We only had a day there, mind, but for relaxing and chilling the main squares around the town hall and the cathedral are obvious places to stop, have a drink, and collect your thoughts. Plaza de las Flores is a smaller square a bit further in, with, the day we visited (a Thursday) a flower market going on.
The Old Town on the isthmus is basically egg-shaped, and you can wander the length of it easily in less than an hour. The gardens at Alameda Apodaca are a good place for a bit of peace and shade; while you’re up there, cousin Guillermo had recommended a tapas place if you’re peckish.
This was La Taperia, in Calle Beato Diego de Cadiz, which was not a street that looked like natural tapas territory. However, it’s well worth the walk to the end of it to find the place, as it’s full of character, patronised by Spanish people in the main, and serves excellent food, wine and beer (Estrella Galicia on tap – a rare treat).

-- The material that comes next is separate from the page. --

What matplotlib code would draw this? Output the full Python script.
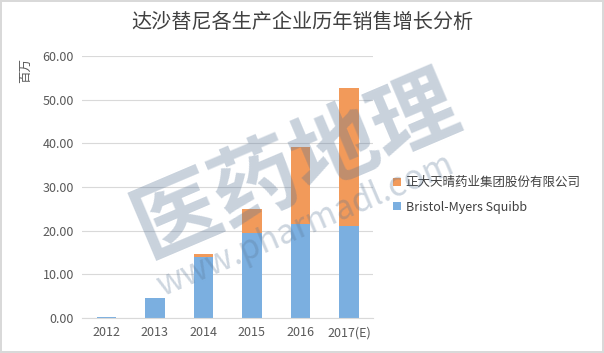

Unfortunately, Guillermo’s other recommendation, La Fragua (Calle Plocia) was closed, but Volapies, part of a southern Spanish chain, kept us pretty well supplied as we waited for the train back on Plaza San Juan de Dios, even if we were so full from lunchtime we restricted ourselves to some calamares.
Heading back out over the isthmus, picking up speed as the westering sun cast its white-gold rays like infinite fishing lines across the bay, I knew we’d be back soon.
“ . . . the westering sun cast its white-gold rays like infinite fishing lines across the bay.” Now, that’s a beautiful description!
Too kind from a fellow wordsmith!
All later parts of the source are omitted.